┌──

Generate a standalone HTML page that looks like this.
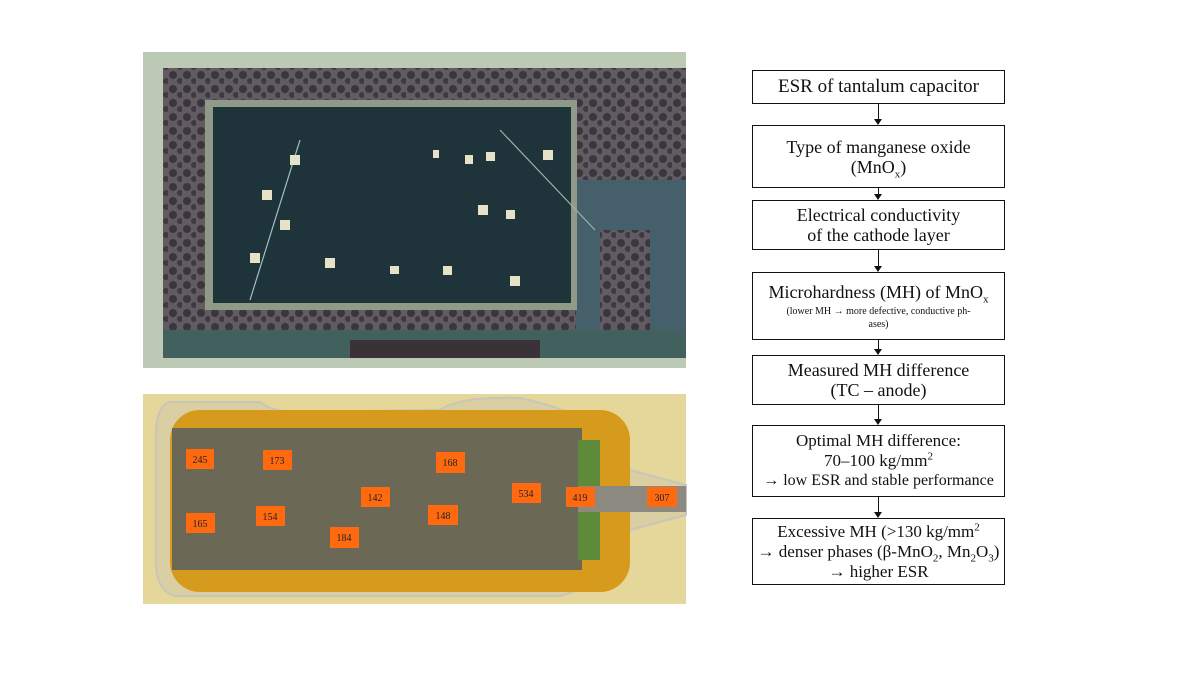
<!DOCTYPE html>
<html><head><meta charset="utf-8"><style>
html,body{margin:0;padding:0;background:#fff;}
body{width:1200px;height:675px;position:relative;overflow:hidden;font-family:"Liberation Serif",serif;}
.b{position:absolute;left:752px;width:253px;border:1.5px solid #111;box-sizing:border-box;text-align:center;color:#111;font-size:18px;line-height:20px;display:flex;flex-direction:column;justify-content:center;background:#fff;}
.a{position:absolute;left:878px;width:1px;background:#111;}
.h{position:absolute;left:874px;width:0;height:0;border-left:4px solid transparent;border-right:4px solid transparent;border-top:6px solid #111;}
sub,sup{font-size:11px;line-height:0;}
</style></head><body>
<svg width="1200" height="675" style="position:absolute;left:0;top:0">
<defs>
<pattern id="por" width="14" height="14" patternUnits="userSpaceOnUse">
<rect width="14" height="14" fill="#625c62"/><circle cx="5" cy="5" r="4" fill="#3a363e"/><circle cx="12" cy="11" r="3" fill="#3e3a44"/>
</pattern>
</defs>
<rect x="143" y="52" width="543" height="316" fill="#bcc9b4"/>
<rect x="163" y="68" width="523" height="262" fill="url(#por)"/>
<rect x="576" y="180" width="110" height="150" fill="#45606a"/>
<rect x="600" y="230" width="50" height="100" fill="url(#por)"/>
<rect x="205" y="100" width="372" height="210" fill="#8f9a88"/>
<rect x="213" y="107" width="358" height="196" fill="#1f333b"/>
<rect x="163" y="330" width="523" height="28" fill="#42605e"/>
<rect x="350" y="340" width="190" height="18" fill="#3a3236"/>
<line x1="250" y1="300" x2="300" y2="140" stroke="#9fc2c4" stroke-width="1.2"/>
<line x1="500" y1="130" x2="595" y2="230" stroke="#9fb2a8" stroke-width="1.2"/>
<g fill="#e6e2c8">
<rect x="290" y="155" width="10" height="10"/><rect x="262" y="190" width="10" height="10"/><rect x="280" y="220" width="10" height="10"/>
<rect x="250" y="253" width="10" height="10"/><rect x="325" y="258" width="10" height="10"/><rect x="390" y="266" width="9" height="8"/>
<rect x="443" y="266" width="9" height="9"/><rect x="510" y="276" width="10" height="10"/><rect x="478" y="205" width="10" height="10"/>
<rect x="506" y="210" width="9" height="9"/><rect x="543" y="150" width="10" height="10"/><rect x="486" y="152" width="9" height="9"/>
<rect x="465" y="155" width="8" height="9"/><rect x="433" y="150" width="6" height="8"/>
</g>
<rect x="143" y="394" width="543" height="210" fill="#e5d69a"/>
<path d="M170 402 L260 402 Q270 410 290 412 L440 410 Q460 396 520 398 Q620 420 630 470 L686 485 L686 515 L630 530 Q620 580 560 596 L175 596 Q155 590 156 560 L156 430 Q158 404 170 402Z" fill="#d9cfa2" stroke="#c8c6b8" stroke-width="2"/>
<rect x="170" y="410" width="460" height="182" rx="30" fill="#d69a1c"/>
<rect x="172" y="428" width="410" height="142" fill="#6c6856"/>
<rect x="578" y="440" width="22" height="120" fill="#5f8a3a"/>
<rect x="578" y="486" width="108" height="26" fill="#8c8a80"/>
<g fill="#ff6a10">
<rect x="186" y="449" width="28" height="20"/><rect x="263" y="450" width="29" height="20"/><rect x="436" y="452" width="29" height="21"/>
<rect x="361" y="487" width="29" height="20"/><rect x="512" y="483" width="29" height="20"/><rect x="566" y="487" width="29" height="20"/>
<rect x="647" y="487" width="30" height="20"/><rect x="186" y="513" width="29" height="20"/><rect x="256" y="506" width="29" height="20"/>
<rect x="428" y="505" width="30" height="20"/><rect x="330" y="527" width="29" height="21"/>
</g>
<g font-family="Liberation Serif,serif" font-size="10" fill="#222" text-anchor="middle">
<text x="200" y="463">245</text><text x="277" y="464">173</text><text x="450" y="466">168</text>
<text x="375" y="501">142</text><text x="526" y="497">534</text><text x="580" y="501">419</text>
<text x="662" y="501">307</text><text x="200" y="527">165</text><text x="270" y="520">154</text>
<text x="443" y="519">148</text><text x="344" y="541">184</text>
</g>
</svg>

<div class="b" style="top:70px;height:34px;font-size:19px">ESR of tantalum capacitor</div>
<div class="a" style="top:104px;height:15px"></div><div class="h" style="top:119px"></div>
<div class="b" style="top:125px;height:63px"><div>Type of manganese oxide</div><div>(MnO<sub>x</sub>)</div></div>
<div class="a" style="top:188px;height:6px"></div><div class="h" style="top:194px"></div>
<div class="b" style="top:200px;height:50px"><div>Electrical conductivity</div><div>of the cathode layer</div></div>
<div class="a" style="top:250px;height:16px"></div><div class="h" style="top:266px"></div>
<div class="b" style="top:272px;height:68px"><div>Microhardness (MH) of MnO<sub>x</sub></div><div style="font-size:10px;line-height:13px;margin-top:3px">(lower MH → more defective, conductive ph-<br>ases)</div></div>
<div class="a" style="top:340px;height:9px"></div><div class="h" style="top:349px"></div>
<div class="b" style="top:355px;height:50px"><div>Measured MH difference</div><div>(TC – anode)</div></div>
<div class="a" style="top:405px;height:14px"></div><div class="h" style="top:419px"></div>
<div class="b" style="top:425px;height:72px;font-size:17px"><div>Optimal MH difference:</div><div>70–100 kg/mm<sup>2</sup></div><div style="font-size:16px">→ low ESR and stable performance</div></div>
<div class="a" style="top:497px;height:15px"></div><div class="h" style="top:512px"></div>
<div class="b" style="top:518px;height:67px;font-size:17px"><div>Excessive MH (&gt;130 kg/mm<sup>2</sup></div><div>→ denser phases (β-MnO<sub>2</sub>, Mn<sub>2</sub>O<sub>3</sub>)</div><div>→ higher ESR</div></div>
</body></html>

└──

#### EXERCISE
Leave the pictures out and copy the rest of the data exactly.

#### WRITTEN SOLUTION
Generate a standalone HTML page that looks like this.
<!DOCTYPE html>
<html><head><meta charset="utf-8"><style>
html,body{margin:0;padding:0;background:#fff;}
body{width:1200px;height:675px;position:relative;overflow:hidden;font-family:"Liberation Serif",serif;}
.b{position:absolute;left:752px;width:253px;border:1.5px solid #111;box-sizing:border-box;text-align:center;color:#111;font-size:18px;line-height:20px;display:flex;flex-direction:column;justify-content:center;background:#fff;}
.a{position:absolute;left:878px;width:1px;background:#111;}
.h{position:absolute;left:874px;width:0;height:0;border-left:4px solid transparent;border-right:4px solid transparent;border-top:6px solid #111;}
sub,sup{font-size:11px;line-height:0;}
</style></head><body>
<svg width="1200" height="675" style="position:absolute;left:0;top:0">
<defs>
<pattern id="por" width="14" height="14" patternUnits="userSpaceOnUse">
<rect width="14" height="14" fill="#625c62"/><circle cx="5" cy="5" r="4" fill="#3a363e"/><circle cx="12" cy="11" r="3" fill="#3e3a44"/>
</pattern>
</defs>
<rect x="143" y="52" width="543" height="316" fill="#bcc9b4"/>
<rect x="163" y="68" width="523" height="262" fill="url(#por)"/>
<rect x="576" y="180" width="110" height="150" fill="#45606a"/>
<rect x="600" y="230" width="50" height="100" fill="url(#por)"/>
<rect x="205" y="100" width="372" height="210" fill="#8f9a88"/>
<rect x="213" y="107" width="358" height="196" fill="#1f333b"/>
<rect x="163" y="330" width="523" height="28" fill="#42605e"/>
<rect x="350" y="340" width="190" height="18" fill="#3a3236"/>
<line x1="250" y1="300" x2="300" y2="140" stroke="#9fc2c4" stroke-width="1.2"/>
<line x1="500" y1="130" x2="595" y2="230" stroke="#9fb2a8" stroke-width="1.2"/>
<g fill="#e6e2c8">
<rect x="290" y="155" width="10" height="10"/><rect x="262" y="190" width="10" height="10"/><rect x="280" y="220" width="10" height="10"/>
<rect x="250" y="253" width="10" height="10"/><rect x="325" y="258" width="10" height="10"/><rect x="390" y="266" width="9" height="8"/>
<rect x="443" y="266" width="9" height="9"/><rect x="510" y="276" width="10" height="10"/><rect x="478" y="205" width="10" height="10"/>
<rect x="506" y="210" width="9" height="9"/><rect x="543" y="150" width="10" height="10"/><rect x="486" y="152" width="9" height="9"/>
<rect x="465" y="155" width="8" height="9"/><rect x="433" y="150" width="6" height="8"/>
</g>
<rect x="143" y="394" width="543" height="210" fill="#e5d69a"/>
<path d="M170 402 L260 402 Q270 410 290 412 L440 410 Q460 396 520 398 Q620 420 630 470 L686 485 L686 515 L630 530 Q620 580 560 596 L175 596 Q155 590 156 560 L156 430 Q158 404 170 402Z" fill="#d9cfa2" stroke="#c8c6b8" stroke-width="2"/>
<rect x="170" y="410" width="460" height="182" rx="30" fill="#d69a1c"/>
<rect x="172" y="428" width="410" height="142" fill="#6c6856"/>
<rect x="578" y="440" width="22" height="120" fill="#5f8a3a"/>
<rect x="578" y="486" width="108" height="26" fill="#8c8a80"/>
<g fill="#ff6a10">
<rect x="186" y="449" width="28" height="20"/><rect x="263" y="450" width="29" height="20"/><rect x="436" y="452" width="29" height="21"/>
<rect x="361" y="487" width="29" height="20"/><rect x="512" y="483" width="29" height="20"/><rect x="566" y="487" width="29" height="20"/>
<rect x="647" y="487" width="30" height="20"/><rect x="186" y="513" width="29" height="20"/><rect x="256" y="506" width="29" height="20"/>
<rect x="428" y="505" width="30" height="20"/><rect x="330" y="527" width="29" height="21"/>
</g>
<g font-family="Liberation Serif,serif" font-size="10" fill="#222" text-anchor="middle">
<text x="200" y="463">245</text><text x="277" y="464">173</text><text x="450" y="466">168</text>
<text x="375" y="501">142</text><text x="526" y="497">534</text><text x="580" y="501">419</text>
<text x="662" y="501">307</text><text x="200" y="527">165</text><text x="270" y="520">154</text>
<text x="443" y="519">148</text><text x="344" y="541">184</text>
</g>
</svg>

<div class="b" style="top:70px;height:34px;font-size:19px">ESR of tantalum capacitor</div>
<div class="a" style="top:104px;height:15px"></div><div class="h" style="top:119px"></div>
<div class="b" style="top:125px;height:63px"><div>Type of manganese oxide</div><div>(MnO<sub>x</sub>)</div></div>
<div class="a" style="top:188px;height:6px"></div><div class="h" style="top:194px"></div>
<div class="b" style="top:200px;height:50px"><div>Electrical conductivity</div><div>of the cathode layer</div></div>
<div class="a" style="top:250px;height:16px"></div><div class="h" style="top:266px"></div>
<div class="b" style="top:272px;height:68px"><div>Microhardness (MH) of MnO<sub>x</sub></div><div style="font-size:10px;line-height:13px;margin-top:3px">(lower MH → more defective, conductive ph-<br>ases)</div></div>
<div class="a" style="top:340px;height:9px"></div><div class="h" style="top:349px"></div>
<div class="b" style="top:355px;height:50px"><div>Measured MH difference</div><div>(TC – anode)</div></div>
<div class="a" style="top:405px;height:14px"></div><div class="h" style="top:419px"></div>
<div class="b" style="top:425px;height:72px;font-size:17px"><div>Optimal MH difference:</div><div>70–100 kg/mm<sup>2</sup></div><div style="font-size:16px">→ low ESR and stable performance</div></div>
<div class="a" style="top:497px;height:15px"></div><div class="h" style="top:512px"></div>
<div class="b" style="top:518px;height:67px;font-size:17px"><div>Excessive MH (&gt;130 kg/mm<sup>2</sup></div><div>→ denser phases (β-MnO<sub>2</sub>, Mn<sub>2</sub>O<sub>3</sub>)</div><div>→ higher ESR</div></div>
</body></html>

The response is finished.